Παρασκευή 22 Μαρτίου 2013

Why choosing the right perfume is so important


Nothing is more evocative of time and place than scent. And you need to carefully consider the right one for your skin
Scent of a woman … but which is yours? 
You know when there is a "something" that hovers just out of reach and you can't quite put your finger on it? 

While I was watching The Joy of the Single (a documentary about 45rpm records, not marital status), there was a snippet, a mere 10 seconds, of a young and svelte Roy Wood, shimmering in blue sequins, warbling Blackberry Way, and something stirred. I had a vivid recollection of my beloved sequinned Biba tank top, but that wasn't it. It was something more … sensory. A smell. It took me a whole 24 hours to finally nail it: the scent of the Biba tank top when I put it on.

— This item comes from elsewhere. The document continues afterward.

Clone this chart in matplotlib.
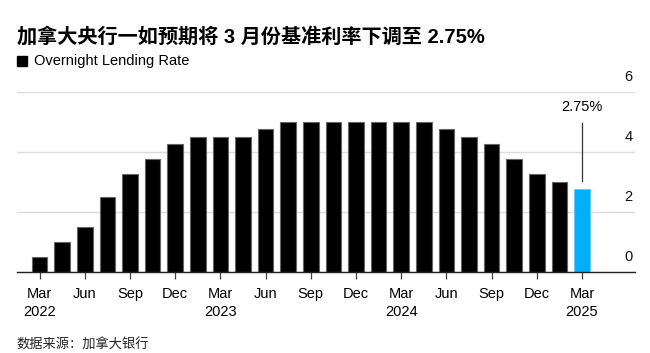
import numpy as np
import matplotlib
matplotlib.use("Agg")
import matplotlib.pyplot as plt
from matplotlib.patches import Rectangle

plt.rcParams['font.family'] = ['Liberation Sans', 'Noto Sans CJK SC', 'DejaVu Sans']

# Bank of Canada overnight rate at each decision, Mar 2022 - Mar 2025
rates = [0.5, 1.0, 1.5, 2.5, 3.25, 3.75, 4.25, 4.5, 4.5, 4.5, 4.75, 5.0, 5.0,
         5.0, 5.0, 5.0, 5.0, 5.0, 4.75, 4.5, 4.25, 3.75, 3.25, 3.0, 2.75]
tick_labels = ["Mar\n2022", "Jun", "Sep", "Dec", "Mar\n2023", "Jun", "Sep", "Dec",
               "Mar\n2024", "Jun", "Sep", "Dec", "Mar\n2025"]
yticks = [0, 2, 4, 6]

x = np.arange(len(rates))
colors = ['black'] * (len(rates) - 1) + ['#00aeff']
edges = ['#666666'] * (len(rates) - 1) + ['#66ccff']

fig = plt.figure(figsize=(6.5, 3.53), dpi=100)
ax = fig.add_axes([0.026, 0.2295, 0.951, 0.51])

ax.bar(x, rates, width=0.69, color=colors, edgecolor=edges, linewidth=0.8, zorder=3)

ax.set_xlim(-1, 26.35)
ax.set_ylim(0, 6)

for s in ['top', 'right', 'left']:
    ax.spines[s].set_visible(False)
ax.spines['bottom'].set_color('#222222')
ax.spines['bottom'].set_linewidth(1.0)
ax.spines['bottom'].set_zorder(4)

ax.set_yticks(yticks)
ax.set_yticklabels([])
ax.tick_params(axis='y', length=0)
ax.grid(axis='y', color='#dddddd', linewidth=1.0, zorder=0)
for y in yticks:
    ax.annotate(str(y), xy=(1.0, y), xycoords=ax.get_yaxis_transform(),
                xytext=(-2, 6), textcoords='offset points', ha='right',
                va='bottom', fontsize=10.5, color='#111111', annotation_clip=False)

ax.set_xticks(x[::2])
ax.set_xticklabels(tick_labels, fontsize=10.5, linespacing=1.35)
ax.tick_params(axis='x', length=5, width=0.9, color='#444444', pad=6)

# callout for the latest value
ax.plot([x[-1], x[-1]], [rates[-1] + 0.28, rates[-1] + 2.2], color='#333333', linewidth=0.9)
ax.text(x[-1], rates[-1] + 2.5, "2.75%", ha='center', va='bottom', fontsize=10.5)

fig.text(0.026, 0.895, "加拿大央行一如预期将 3 月份基准利率下调至 2.75%",
         fontsize=14.5, fontweight='bold', va='center')
fig.patches.append(Rectangle((17 / 650, 1 - 66 / 353), 10 / 650, 10 / 353,
                             transform=fig.transFigure, color='black'))
fig.text(34 / 650, 0.828, "Overnight Lending Rate", fontsize=10.5, va='center')
fig.text(0.026, 0.022, "数据来源：加拿大银行", fontsize=9.5, va='center', color='#222222')

fig.savefig("out.png", dpi=100)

I was remembering the scent of Aquamanda. You must remember Aquamanda? We used to marinade ourselves in it during the early 70s. Everything I owned was saturated with the scent of orange blossom. How odd that I should remember a smell without actually smelling it. Then again, is there anything more evocative of time and place than a perfume? I bet Daisy Buchanan wasn't so much moved to tears by the sight of Gatsby's "beautiful shirts" as by the memories stirred by the scent of them – and him.

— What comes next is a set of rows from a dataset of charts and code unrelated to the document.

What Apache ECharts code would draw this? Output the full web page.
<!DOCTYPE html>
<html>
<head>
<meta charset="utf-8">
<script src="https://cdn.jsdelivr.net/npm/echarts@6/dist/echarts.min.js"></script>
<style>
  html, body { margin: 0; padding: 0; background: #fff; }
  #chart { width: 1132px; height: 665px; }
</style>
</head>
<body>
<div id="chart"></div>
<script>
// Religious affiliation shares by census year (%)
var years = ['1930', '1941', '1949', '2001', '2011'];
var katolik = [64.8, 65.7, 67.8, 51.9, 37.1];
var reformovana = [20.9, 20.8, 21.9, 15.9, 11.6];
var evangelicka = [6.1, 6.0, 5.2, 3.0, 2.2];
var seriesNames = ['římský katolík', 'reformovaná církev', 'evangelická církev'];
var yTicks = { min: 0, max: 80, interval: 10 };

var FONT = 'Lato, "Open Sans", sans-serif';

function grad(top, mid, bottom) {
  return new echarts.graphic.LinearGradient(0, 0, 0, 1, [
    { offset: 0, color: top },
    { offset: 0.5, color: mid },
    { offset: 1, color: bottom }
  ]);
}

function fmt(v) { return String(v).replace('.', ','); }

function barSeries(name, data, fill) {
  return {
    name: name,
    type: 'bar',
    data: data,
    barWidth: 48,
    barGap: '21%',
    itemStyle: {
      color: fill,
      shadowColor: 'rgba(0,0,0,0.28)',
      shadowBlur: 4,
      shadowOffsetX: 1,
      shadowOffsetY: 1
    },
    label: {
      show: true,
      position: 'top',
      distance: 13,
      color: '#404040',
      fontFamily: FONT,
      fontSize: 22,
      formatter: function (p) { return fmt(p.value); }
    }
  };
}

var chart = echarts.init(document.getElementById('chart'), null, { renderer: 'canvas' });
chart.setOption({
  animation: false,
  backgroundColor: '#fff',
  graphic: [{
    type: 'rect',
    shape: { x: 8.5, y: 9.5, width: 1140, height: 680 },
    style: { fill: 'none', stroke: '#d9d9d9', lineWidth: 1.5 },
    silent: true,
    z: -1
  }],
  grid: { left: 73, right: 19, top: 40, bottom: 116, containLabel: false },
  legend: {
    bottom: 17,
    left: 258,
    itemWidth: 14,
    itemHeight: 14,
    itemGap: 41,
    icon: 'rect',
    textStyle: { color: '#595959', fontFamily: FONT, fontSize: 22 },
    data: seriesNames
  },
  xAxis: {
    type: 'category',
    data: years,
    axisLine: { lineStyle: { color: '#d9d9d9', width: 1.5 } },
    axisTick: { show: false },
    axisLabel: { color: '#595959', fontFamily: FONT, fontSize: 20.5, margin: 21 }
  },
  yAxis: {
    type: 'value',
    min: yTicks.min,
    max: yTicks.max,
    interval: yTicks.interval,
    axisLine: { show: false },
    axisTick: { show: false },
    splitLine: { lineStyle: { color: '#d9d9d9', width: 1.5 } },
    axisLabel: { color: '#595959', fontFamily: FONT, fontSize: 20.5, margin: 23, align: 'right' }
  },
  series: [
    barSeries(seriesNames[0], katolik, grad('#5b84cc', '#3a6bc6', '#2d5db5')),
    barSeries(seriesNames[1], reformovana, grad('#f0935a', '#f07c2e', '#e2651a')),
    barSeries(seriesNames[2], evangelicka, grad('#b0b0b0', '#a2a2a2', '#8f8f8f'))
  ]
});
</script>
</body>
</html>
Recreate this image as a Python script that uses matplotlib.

Since the 70s I've worked my way from Revlon's Charlie to YSL Rive Gauche by way of Chanel Allure and a brief infatuation with Armani Acqua di Gioia – and thence to Chanel No 5 – which my daughters still call "Mummy Smell". I can't honestly recall it, but I know my own mum favoured Worth's Je Reviens. My nan sprayed everything (and everybody) with lavender water or 4711 eau de cologne. I've learned that although I adore the scent of roses I cannot abide tuberose and that, for some reason, Nina Ricci's L'Air du Temps brings me out in spots. I'm not fickle with my perfumes – it turns out that I am one of those people who remains loyal to a handful of favourites and in my case those are currently Chanel No 5, Acqua di Parma and Escentric Molecule 01. The first is a classic, the sharp bergamot tang of the second reminds me of a lost love and the third is a welcome confidence boost, which I should explain: Escentric Molecule 01 contains pheromones and, as my own pheromones are retiring due to middle age, some additional and more lively ones are very welcome. Pheromones are supposed to make people like you more and therefore be nicer to you. It's probably all nonsense and any effect may be entirely imagined, but I don't care – it's the one I'm always asked about when I wear it and I love it.

Scent is a very personal thing and I think we don't always give enough attention to the business of choosing and buying one. The selling of designer fragrances is a massively profitable business, worth an estimated £10.5bn worldwide and with an equally hefty advertising budget to go with it. We may aspire to dress from head to toe in Balenciaga but the bit of Balenciaga we can actually afford is Florabotanica Eau de Parfum, as advertised by Kristen Stewart. Every time we run the gauntlet of a perfume hall – strategically positioned so there's no way round it – we emerge from the other side liberally paintballed in a multiplicity of confusing whiffs, unless we are very firm about saying no. This is not the way to buy a new fragrance. Everything smells subtly different on each individual and it takes time to develop as it sits on your skin and warms up. Very occasionally it warms up and smells like the ginger tom next door, so getting a little spritz on your wrist and walking around with it for an hour or so will tell you whether it's really for you.

I wish I could say that my mum taught me this but she died as I grew out of my teens so I missed out on a good deal of what mothers and daughters do together. As time passes and memories fade, I find I can remember the rustle of her skirts and the tap tap of her high heels on linoleum but I cannot, for the life of me, remember the scent of her.